"Bonjour, je vous appelle dans le cadre de votre Compte formation". Le marketing autour du compte personnel formation (CPF) a été si intrusif qu’il est fort probable que vous ayez reçu un appel de ce type depuis 2019. Depuis lors, les droits à la formation s’acquièrent en effet en euros et non plus en heures, et par l'intermédiaire d'une plateforme en ligne. Une modification qui a entraîné une explosion de ces appels et SMS, pénibles mais légaux. Mais le CPF a aiguisé l’appétit d’escrocs dont l’objectif est bien de détourner l’argent destiné à la formation. La pratique est si courante qu’elle figure en tête de la liste des questions fréquentes sur le site gouvernemental qui donne la marche à suivre pour signaler une telle escroquerie.
Dix personnes soupçonnées de se livrer à de tels actes ont été mis en examen jeudi 17 novembre, dans le cadre d’une enquête menée par les gendarmes de la section de recherches (SR) de Versailles, a-t-ton appris de source judiciaire. Au total, 14 personnes – dix hommes et quatre femmes âgés de 20 à 50 ans – avaient été interpellées en région parisienne et à Toulouse, et placées en garde à vue dans le cadre de deux enquêtes ouvertes à Paris.
Elles étaient soupçonnées d'être impliquées dans deux réseaux, possiblement liés, qui obtenaient frauduleusement depuis 2021, grâce à des sociétés de formation fictives, de l'argent de la Caisse des dépôts et des consignations (CDC) pour un préjudice total estimé à 8,2 millions d'euros. Quatre d'entre elles ont été libérées sans poursuite à ce stade.

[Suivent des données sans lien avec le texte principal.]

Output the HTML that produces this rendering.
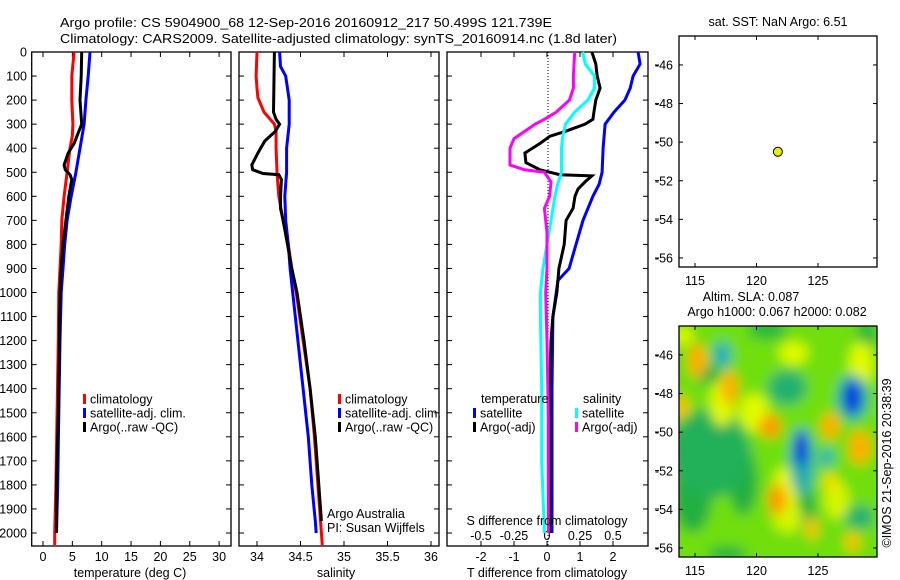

Sur les dix personnes mises en examen pour escroquerie, quatre l'ont aussi été pour association de malfaiteurs et six pour blanchiment en bande organisée et faux et usage de faux. Deux personnes ont été placées en détention provisoire, une incarcérée dans l'attente d'un débat sur une éventuelle détention provisoire et les sept autres placées sous contrôle judiciaire.
1,6 million d'euros saisis et 500.000 euros en cours de décaissement bloqués
Le CPF, qui existe depuis le 1er janvier 2019, permet à toute personne active d'acquérir des droits à la formation en euros et non plus en heures, par l'intermédiaire d'une plateforme en ligne. C'est la CDC qui rémunère directement les sociétés de formation. Pour obtenir les CPF, les suspects auraient eu recours à la fois à du hameçonnage, notamment via des démarches téléphoniques ou par SMS, pour obtenir des données personnelles de salariés mais aussi à quelques milliers de stagiaires complaisants qui auraient signé pour des formations non-réalisées contre rémunération, en espèces ou sous la forme de cadeaux. Un organisme de certification est également dans le viseur des enquêteurs.
L'argent récolté partait notamment sur des comptes à l'étranger, comme aux Émirats arabes unis, au Maroc ou en Hongrie. Au total, la justice a saisi à ce stade 1,6 million d'euros et bloqué plus de 500.000 euros en cours de décaissement à la CDC.
L'une des deux enquêtes a été ouverte en mai à la juridiction interrégionale spécialisée (JIRS) de Paris, confiée aux gendarmes de la SR de Versailles. L'autre est une information judiciaire ouverte le 23 juin, après quelques mois d'enquête préliminaire, et confiée aux gendarmes de la brigade de recherches de Grasse (Alpes-Maritimes), où une plainte avait été déposée.
Co-saisi dans les deux cas, le Service central de renseignement criminel (SCRC) a recensé 440 procédures autour du CPF ouvertes en France entre le 1er janvier 2021 et le 30 juin 2022 en zone gendarmerie, selon RTL. Interviewé par la radio, le patron du SCRC, le général Fabrice Bouillé avait reconnu avoir conscience "qu'il y a un chiffre noir, celui des particuliers qui ne déposent pas plainte", alors que leur CPF a été dépouillé par des aigrefins.